Traceback (most recent call last):
  File "drive/My Drive/MixText/code1/train.py", line 190, in <module>
  File "drive/My Drive/MixText/code1/train.py", line 98, in main
    test_loader, model, criterion, 'Test Stats')
  File "drive/My Drive/MixText/code1/train.py", line 119, in validate
    correct += (np.array(predicted.cpu()) ==
RuntimeError: CUDA error: device-side assert triggered

The corresponding code is below:

def validate(valloader, model, criterion, mode):
    with torch.no_grad():
        loss_total = 0
        total_sample = 0
        acc_total = 0
        correct = 0

        for batch_idx, (inputs, targets, length) in enumerate(valloader):
            inputs, targets = inputs.cuda(), targets.cuda(non_blocking=True)
            outputs = model(inputs)
            loss = criterion(outputs, targets)

            _, predicted = torch.max(outputs.data, 1)
            correct += (np.array(predicted.cpu()) ==
            loss_total += loss.item() * inputs.shape[0]
            total_sample += inputs.shape[0]

        acc_total = correct/total_sample
        loss_total = loss_total/total_sample

    return loss_total, acc_total

I checked the shape of two tensors and didn’t find mismatch.

Would someone love to help me figure out the mistake or what’s the correct way to dynamically replace the last linear layer?
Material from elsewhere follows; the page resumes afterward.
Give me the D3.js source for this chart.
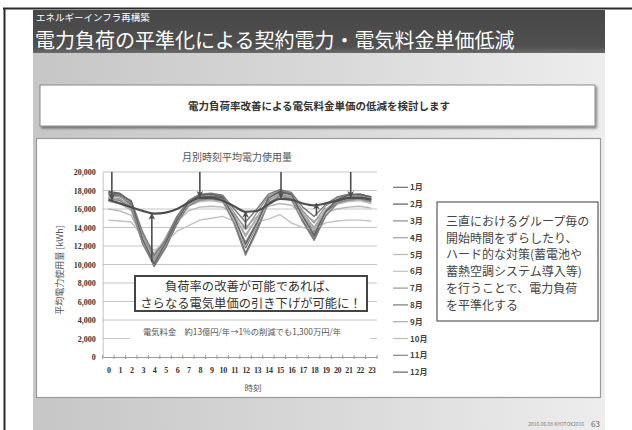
<!DOCTYPE html>
<html>
<head>
<meta charset="utf-8">
<script src="https://cdn.jsdelivr.net/npm/d3@7/dist/d3.min.js"></script>
<style>
  html, body { margin: 0; padding: 0; background: #fff; }
  svg { display: block; font-family: "Noto Sans CJK JP", "Noto Sans", sans-serif; }
</style>
</head>
<body>
<svg id="slide" width="632" height="430"></svg>
<script>
// Hours of the day (x categories)
const hours = d3.range(0, 24);
const hourLabels = hours.map(String);

// Month names for the legend
const months = ["1月","2月","3月","4月","5月","6月","7月","8月","9月","10月","11月","12月"];

// Average power use per hour [kWh], one array per month
const m01 = [17600,17400,16400,12300,10000,12200,14600,16600,17300,17400,17200,15000,11800,14200,17000,17700,17500,15200,13000,15600,16800,17200,17300,17000];
const m02 = [17800,17600,16600,12600, 9800,11800,14400,16500,17200,17300,17100,14600,11200,13800,16900,17800,17600,14800,12700,15400,16700,17300,17400,17100];
const m03 = [17300,17100,16200,12800,10400,12600,15000,16700,17100,17200,17000,14900,12400,14600,17100,17600,17300,15400,13500,15800,16900,17100,17200,16900];
const m04 = [16900,16700,15900,13000,10800,12900,15200,16500,16900,17000,16800,15300,13200,15000,17000,17500,17200,15600,14000,16000,16700,16900,17000,16700];
const m05 = [16000,15800,15300,12800,11200,12800,14600,15800,16200,16300,16200,15400,14000,15200,16300,16600,16400,15500,14700,15600,16000,16200,16300,16100];
const m06 = [14800,14700,14600,13000,11500,12400,13600,14200,14800,15000,15200,14700,13800,14600,14900,15400,14500,14000,13800,14500,14700,14800,14800,14700];
const m07 = [17500,17300,16700,13200,10600,12300,14900,16600,17400,17600,17400,15600,13800,15600,17400,18000,17700,15800,14500,16300,17200,17500,17500,17200];
const m08 = [17700,17500,16900,13500,11000,12600,15200,16900,17600,17700,17500,16000,14600,16000,17600,18100,17800,16200,15200,16500,17300,17600,17600,17300];
const m09 = [17200,17000,16300,12900,10300,12000,14800,16400,17100,17200,17000,15300,13000,15100,17100,17700,17400,15400,13800,15900,17000,17300,17300,17000];
const m10 = [16800,16600,15800,12400,10200,12100,14700,16300,16800,16900,16700,14800,12000,14300,16700,17200,16900,15000,13300,15500,16500,16800,16900,16600];
const m11 = [17100,16900,16100,12200, 9900,11900,14500,16300,17000,17100,16900,14400,11000,13600,16700,17400,17100,14600,12600,15200,16600,17000,17100,16800];
const m12 = [17900,17700,16800,12700,10100,12300,14800,16700,17500,17600,17300,15100,12200,14500,17200,17900,17600,15200,13200,15700,17000,17500,17600,17300];
const monthlySeries = [m01,m02,m03,m04,m05,m06,m07,m08,m09,m10,m11,m12];
const monthColors = ["#6c6c6c","#5a5a5a","#8c8c8c","#a2a2a2","#b6b6b6","#c2c2c2","#979797","#7a7a7a","#acacac","#bababa","#858585","#646464"];

// Levelled load profile (thick curve)
const levelled = [17000,16600,16200,15800,15500,15600,16000,16700,17200,17200,16900,16300,15700,15800,16500,17100,17000,16600,16400,16600,16900,17200,17200,17000];

// Peak-cut arrows (from top of scale down to the curve) and valley-fill arrows
const downArrowHours = [0.3, 8, 15.1, 21.2];
const downArrowFrom  = [20000, 20000, 20000, 20000];
const downArrowTo    = [17000, 17300, 17200, 17300];
const upArrowHours   = [3.8, 12, 18.2];
const upArrowFrom    = [10300, 13900, 15300];
const upArrowTo      = [15500, 15700, 16600];

// Y axis ticks
const yTicks = d3.range(0, 20001, 2000);

const svg = d3.select("#slide");
const defs = svg.append("defs");

// ---------- slide frame ----------
const bgGrad = defs.append("linearGradient").attr("id","bgGrad").attr("x1","0").attr("x2","1").attr("y1","0").attr("y2","0");
bgGrad.append("stop").attr("offset","0").attr("stop-color","#c6c6c6");
bgGrad.append("stop").attr("offset","0.55").attr("stop-color","#dadada");
bgGrad.append("stop").attr("offset","1").attr("stop-color","#ededed");
const barGrad = defs.append("linearGradient").attr("id","barGrad").attr("x1","0").attr("x2","0").attr("y1","0").attr("y2","1");
barGrad.append("stop").attr("offset","0").attr("stop-color","#474747");
barGrad.append("stop").attr("offset","0.85").attr("stop-color","#505050");
barGrad.append("stop").attr("offset","1").attr("stop-color","#6a6a6a");
const shadow = defs.append("filter").attr("id","shadow").attr("x","-5%").attr("y","-20%").attr("width","115%").attr("height","160%");
shadow.append("feDropShadow").attr("dx",1.5).attr("dy",2).attr("stdDeviation",1.2).attr("flood-color","#000").attr("flood-opacity",0.45);

svg.append("rect").attr("x",0).attr("y",0).attr("width",632).attr("height",430).attr("fill","#fff");
svg.append("rect").attr("x",33).attr("y",10).attr("width",572).attr("height",420).attr("fill","url(#bgGrad)");
svg.append("rect").attr("x",33).attr("y",10).attr("width",572).attr("height",43).attr("fill","url(#barGrad)");
svg.append("line").attr("x1",3).attr("x2",632).attr("y1",8.5).attr("y2",8.5).attr("stroke","#2a2a2a").attr("stroke-width",2);
svg.append("line").attr("x1",4.5).attr("x2",4.5).attr("y1",8).attr("y2",430).attr("stroke","#2a2a2a").attr("stroke-width",2);

svg.append("text").attr("x",36).attr("y",20.5).attr("fill","#fff").attr("font-size",9.5).text("エネルギーインフラ再構築");
svg.append("text").attr("x",35).attr("y",47.5).attr("fill","#fff").attr("font-size",20).text("電力負荷の平準化による契約電力・電気料金単価低減");

// headline box
svg.append("rect").attr("x",40).attr("y",85).attr("width",555).attr("height",41)
  .attr("fill","#fff").attr("stroke","#8a8a8a").attr("stroke-width",1).attr("filter","url(#shadow)");
svg.append("text").attr("x",319).attr("y",110).attr("text-anchor","middle").attr("fill","#333")
  .attr("font-size",10.5).attr("font-weight","bold").text("電力負荷率改善による電気料金単価の低減を検討します");

// chart panel
svg.append("rect").attr("x",36.5).attr("y",138.5).attr("width",564).attr("height",259)
  .attr("fill","#fff").attr("stroke","#9a9a9a").attr("stroke-width",1.2);

// footer
svg.append("text").attr("x",584).attr("y",426).attr("text-anchor","end").attr("fill","#7a7a7a")
  .attr("font-size",5).text("2016.06.08  KYOTOX2016");
svg.append("text").attr("x",600).attr("y",427).attr("text-anchor","end").attr("fill","#666")
  .attr("font-size",8).text("63");

// ---------- chart ----------
const x = d3.scaleLinear().domain([-0.5, 23.5]).range([102.7, 377]);
const y = d3.scaleLinear().domain([0, 20000]).range([357, 172]);

const chart = svg.append("g");

// gridlines
chart.append("g").selectAll("line").data(yTicks.filter(v => v > 0)).join("line")
  .attr("x1", x(-0.5)).attr("x2", x(23.5))
  .attr("y1", d => y(d)).attr("y2", d => y(d))
  .attr("stroke","#c6c6c6").attr("stroke-width",1);

// y axis
const yAxis = chart.append("g").attr("transform",`translate(${x(-0.5)},0)`)
  .call(d3.axisLeft(y).tickValues(yTicks).tickFormat(d3.format(",")).tickSize(0).tickPadding(7));
yAxis.select(".domain").attr("stroke","#c6c6c6");
yAxis.selectAll("text").attr("font-size",8).attr("font-weight","bold").attr("fill","#333")
  .attr("font-family","'Liberation Serif', serif");

// x axis
const xAxis = chart.append("g").attr("transform",`translate(0,${y(0)})`)
  .call(d3.axisBottom(x).tickValues(hours).tickFormat((d,i) => hourLabels[i]).tickSize(0).tickPadding(10));
xAxis.select(".domain").attr("stroke","#9a9a9a");
xAxis.selectAll("text").attr("font-size",8).attr("font-weight","bold").attr("fill","#333")
  .attr("font-family","'Liberation Serif', serif").attr("letter-spacing",-0.4);
chart.append("g").selectAll("line").data(d3.range(-0.5, 24, 1)).join("line")
  .attr("x1", d => x(d)).attr("x2", d => x(d))
  .attr("y1", y(0) - 2).attr("y2", y(0) + 2)
  .attr("stroke","#9a9a9a").attr("stroke-width",1);

// monthly lines
const line = d3.line().x((d,i) => x(hours[i])).y(d => y(d));
chart.append("g").selectAll("path").data(monthlySeries).join("path")
  .attr("d", line).attr("fill","none")
  .attr("stroke", (d,i) => monthColors[i]).attr("stroke-width",1.4).attr("stroke-linejoin","round");

// levelled curve
chart.append("path").datum(levelled)
  .attr("d", d3.line().x((d,i) => x(hours[i])).y(d => y(d)).curve(d3.curveMonotoneX))
  .attr("fill","none").attr("stroke","#4e4e4e").attr("stroke-width",2.2);

// arrows
defs.append("marker").attr("id","head").attr("viewBox","0 0 10 10").attr("refX",9).attr("refY",5)
  .attr("markerWidth",4.2).attr("markerHeight",4.2).attr("orient","auto").attr("markerUnits","strokeWidth")
  .append("path").attr("d","M0,0 L10,5 L0,10 L3,5 Z").attr("fill","#4e4e4e");
const arrowG = chart.append("g").attr("stroke","#4e4e4e").attr("stroke-width",1.6).attr("marker-end","url(#head)");
arrowG.selectAll("line.down").data(downArrowHours).join("line").attr("class","down")
  .attr("x1", d => x(d)).attr("x2", d => x(d))
  .attr("y1", (d,i) => y(downArrowFrom[i])).attr("y2", (d,i) => y(downArrowTo[i]));
arrowG.selectAll("line.up").data(upArrowHours).join("line").attr("class","up")
  .attr("x1", d => x(d)).attr("x2", d => x(d))
  .attr("y1", (d,i) => y(upArrowFrom[i])).attr("y2", (d,i) => y(upArrowTo[i]));

// titles
chart.append("text").attr("x",237).attr("y",161).attr("text-anchor","middle").attr("fill","#555")
  .attr("font-size",10).text("月別時刻平均電力使用量");
chart.append("text").attr("x",253).attr("y",391).attr("text-anchor","middle").attr("fill","#555")
  .attr("font-size",8.5).text("時刻");
chart.append("text").attr("transform","translate(63,270) rotate(-90)").attr("text-anchor","middle")
  .attr("fill","#555").attr("font-size",9).text("平均電力使用量 [kWh]");

// legend
const legend = chart.append("g").selectAll("g").data(months).join("g")
  .attr("transform", (d,i) => `translate(393,${187.3 + i * 16.8})`);
legend.append("line").attr("x1",0).attr("x2",15).attr("y1",0).attr("y2",0)
  .attr("stroke", (d,i) => monthColors[i]).attr("stroke-width",1.2);
legend.append("text").attr("x",17).attr("y",3).attr("font-size",8).attr("font-weight","bold")
  .attr("fill","#444").text(d => d);

// callout
chart.append("rect").attr("x",135).attr("y",276).attr("width",232).attr("height",35)
  .attr("fill","#fff").attr("stroke","#444").attr("stroke-width",2);
chart.append("text").attr("x",251).attr("y",291).attr("text-anchor","middle").attr("fill","#333")
  .attr("font-size",12.3).text("負荷率の改善が可能であれば、");
chart.append("text").attr("x",251).attr("y",307.5).attr("text-anchor","middle").attr("fill","#333")
  .attr("font-size",12.3).text("さらなる電気単価の引き下げが可能に！");

// cost note
chart.append("rect").attr("x",130).attr("y",324).attr("width",240).attr("height",15).attr("fill","#fff");
chart.append("text").attr("x",143).attr("y",334.5).attr("fill","#555").attr("font-size",8.3)
  .text("電気料金　約13億円/年→1%の削減でも1,300万円/年");

// side note box
svg.append("rect").attr("x",437).attr("y",202).attr("width",161).attr("height",119)
  .attr("fill","#fff").attr("stroke","#666").attr("stroke-width",1.3);
const noteLines = ["三直におけるグループ毎の","開始時間をずらしたり、","ハード的な対策(蓄電池や","蓄熱空調システム導入等)","を行うことで、電力負荷","を平準化する"];
svg.append("g").selectAll("text").data(noteLines).join("text")
  .attr("x",446).attr("y",(d,i) => 226 + i * 16.7).attr("fill","#444").attr("font-size",12).text(d => d);
</script>
</body>
</html>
Sorry for not really answering your question, but you might want to test the training on the CPU first. Here the error messages are most of the time more useful than CUDA errors.

Apart form that, you don’t really replace the last linear layer. You simple have multiple linear layers and choose one dynamically, which is essentially the idea behind multitask learning. And from a quick look at your code, it seems alright. But I didn’t check any details.

What’s the error when running in the CPU?

Chris is right, CUDA side errors are not usually useful. You can do the following to see the full stack trace on GPU

import os
os.environ['CUDA_LAUNCH_BLOCKING'] = "1"

Also, a simple solution for an automated last layer would be to pass the target column of your csv to the model when you initialize it. Then use the number of unique values in that to set the last linear layer.

For example

class ClassificationBert(nn.Module):
    def __init__(self, target_col):
        self.bert = BertModel.from_pretrained('bert-base-uncased')
        self.num_classes = target_col.nunique() # considering its a pandas series

and then using the num_classes for your linear layer.